As aspirinas são conhecidas pelos seus efeitos a reduzir dores de cabeça ou febres, mas também por serem usadas para diminuir o risco de um ataque cardíaco ou acidente vascular cerebral (AVC), se este for causado por coágulos. Mas se não for um doente de risco, a recomendação é para não tomar aspirina como forma de prevenção, porque pode ter consequências ainda piores, alerta uma equipa que junta investigadores australianos e norte-americanos. A melhor opção será sempre falar com o médico antes de começar ou parar de tomar aspirina, como aconselham vários profissionais ouvidos pelo jornal The New York Times.

Os autores decidiram pegar nos dados de um ensaio clínico que decorreu entre 2010 e 2014 para perceber se a toma diária de uma dose baixa de aspirina (ácido acetilsalicílico), durante um longo período de tempo, alterava a incidência de AVC ou de hemorragia intracraniana— informação que podia ser extraída dos dados, mas que não era a pergunta principal do ensaio clínico. O ensaio clínico queria perceber se, comparado com um placebo, a aspirina poderia aumentar a esperança de vida ou uma vida sem demência e sem dificuldades físicas em adultos saudáveis acima dos 70 anos.

A equipa de Geoffrey C. Cloud, do departamento de Neurociências da Universidade Monash (Austrália), não encontrou benefícios na toma de aspirina na prevenção do AVC nestes adultos saudáveis, mas encontrou um risco acrescido de hemorragia no cérebro, quer devido a um AVC hemorrágico ou a outras causas, como traumatismos cranianos resultantes de uma queda, conforme mostraram no artigo publicado esta quarta-feira na revista científica JAMA Network Open.

Esta análise contou com os dados de mais de 19 mil adultos saudáveis, ou seja, que não tinham historial de problemas cardíacos ou cardiovasculares — metade tomou doses baixas de aspirina e metade tomou um placebo.
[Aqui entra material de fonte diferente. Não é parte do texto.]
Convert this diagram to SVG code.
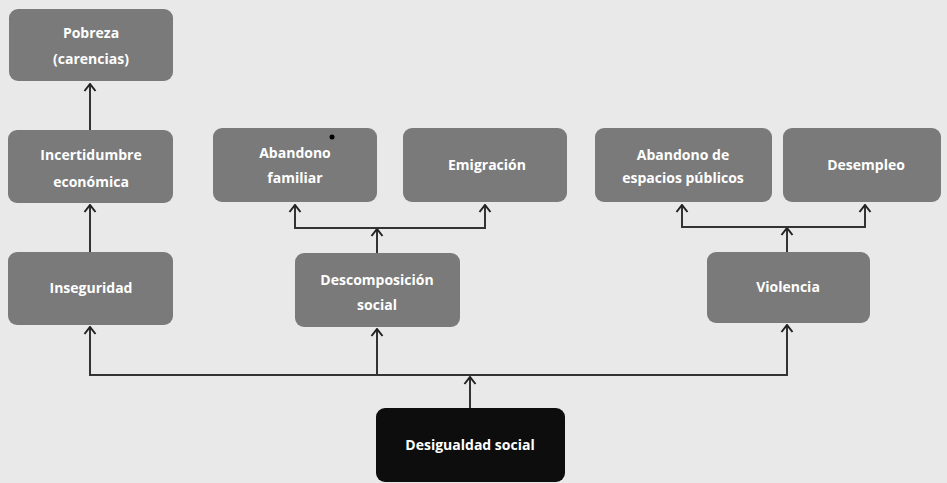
<svg xmlns="http://www.w3.org/2000/svg" width="947" height="483" viewBox="0 0 947 483">
<defs>
<marker id="ah" viewBox="0 0 14 14" refX="7" refY="1.5" markerWidth="14" markerHeight="14" markerUnits="userSpaceOnUse" orient="0">
<path d="M1.5,8.5 L7,1.5 L12.5,8.5" fill="none" stroke="#222" stroke-width="2"/>
</marker>
</defs>
<style>
.bg{fill:#e9e9e9}
.box rect{fill:#7a7a7a}
.box text{fill:#fff;font-family:"Open Sans","Liberation Sans",sans-serif;font-size:14px;font-weight:bold;text-anchor:middle}
.dark rect{fill:#0d0d0d}
.con line,.con polyline{stroke:#333;stroke-width:2;fill:none}
.arr{marker-end:url(#ah)}
</style>
<rect class="bg" x="0" y="0" width="947" height="483"/>
<g class="con">
<line class="arr" x1="90" y1="130" x2="90" y2="84"/>
<line class="arr" x1="90" y1="252" x2="90" y2="205"/>
<line class="arr" x1="377" y1="253" x2="377" y2="229"/>
<polyline points="295,205 295,228 485,228 485,205"/>
<line class="arr" x1="295" y1="228" x2="295" y2="205"/>
<line class="arr" x1="485" y1="228" x2="485" y2="205"/>
<line class="arr" x1="787" y1="252" x2="787" y2="228"/>
<polyline points="682,205 682,227 865,227 865,205"/>
<line class="arr" x1="682" y1="227" x2="682" y2="205"/>
<line class="arr" x1="865" y1="227" x2="865" y2="205"/>
<polyline points="90,327 90,375 787,375 787,325"/>
<line class="arr" x1="90" y1="375" x2="90" y2="327"/>
<line class="arr" x1="377" y1="375" x2="377" y2="329"/>
<line class="arr" x1="787" y1="375" x2="787" y2="325"/>
<line class="arr" x1="470" y1="408" x2="470" y2="377"/>
</g>
<g id="pobreza" class="box"><rect x="9" y="9" width="164" height="72" rx="9"/><text x="91" y="38">Pobreza</text><text x="91" y="64">(carencias)</text></g>
<g id="incertidumbre" class="box"><rect x="8" y="130" width="165" height="73" rx="9"/><text x="91" y="160">Incertidumbre</text><text x="91" y="187">económica</text></g>
<g id="inseguridad" class="box"><rect x="8" y="252" width="165" height="73" rx="9"/><text x="91" y="293">Inseguridad</text></g>
<g id="abandono-familiar" class="box"><rect x="213" y="128" width="164" height="74" rx="9"/><text x="295" y="158">Abandono</text><text x="295" y="183">familiar</text><circle cx="332" cy="137" r="2.5" fill="#000"/></g>
<g id="emigracion" class="box"><rect x="403" y="128" width="164" height="74" rx="9"/><text x="487" y="170">Emigración</text></g>
<g id="descomposicion" class="box"><rect x="295" y="253" width="165" height="74" rx="9"/><text x="377" y="285">Descomposición</text><text x="377" y="310">social</text></g>
<g id="abandono-espacios" class="box"><rect x="595" y="128" width="177" height="74" rx="9"/><text x="683" y="160">Abandono de</text><text x="683" y="183">espacios públicos</text></g>
<g id="desempleo" class="box"><rect x="783" y="128" width="158" height="74" rx="9"/><text x="866" y="170">Desempleo</text></g>
<g id="violencia" class="box"><rect x="707" y="252" width="163" height="71" rx="9"/><text x="788" y="292">Violencia</text></g>
<g id="desigualdad" class="box dark"><rect x="376" y="408" width="189" height="74" rx="9"/><text x="470" y="450">Desigualdad social</text></g>
</svg>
Dos participantes, 108 que tomaram aspirina tiveram hemorragia cerebral (dos quais, 49 causada por AVC hemorrágico) contra 79 que tomaram placebo (37 dos quais teve AVC hemorrágico). Mas as vantagens na prevenção de AVC isquémico (causado por obstrução dos vasos sanguíneos) não foi significativa: 3,9 AVC por cada mil pessoas (146 no total) a tomar aspirina contra 3,4 AVC por cada mil pessoas a tomar o placebo (166 no total).

PUB • CONTINUE A LER A SEGUIR

O risco de hemorragia é justificado precisamente pelo potencial do medicamento: evita que as plaquetas se juntem formando um coágulo, mas é esse coágulo que impede que o sangramento continue (é por isso que os cortes e feridas deixam de sangrar). Tanto pior nas pessoas mais velhas, com vasos sanguíneos mais frágeis e mais sujeitas a quedas, ou seja, nas pessoas que podem facilmente abrir uma ferida (interna e externa), mais difícil de estancar se estiverem a tomar anticoagulantes.

Assim, para os investigadores, os potenciais benefícios do uso da aspirina na prevenção do AVC isquémico são ultrapassados pelo risco de uma hemorragia cerebral, mais difícil de tratar, mais vezes fatal e que deixa, mais frequentemente, as pessoas incapacitadas. Os autores também reconhecem, no entanto, que este trabalho deveria ter continuidade para dar respostas mais robustas.

Um dos problemas, por exemplo, é que o número de AVC isquémicos e hemorragias intracranianas é relativamente baixo para um número tão grande de participantes no ensaio clínico. Depois, não foi analisada a ocorrência de ataques cardíacos e a influência da aspirina na sua ocorrência. As conclusões também não podem ser extrapoladas para todos os grupos — a maior parte dos participantes no ensaio eram pessoas brancas australianas — e não pode certamente ser aplicada a pessoas que já tomam aspirina depois de terem tido um episódio cardiovascular que justifique essa medicação.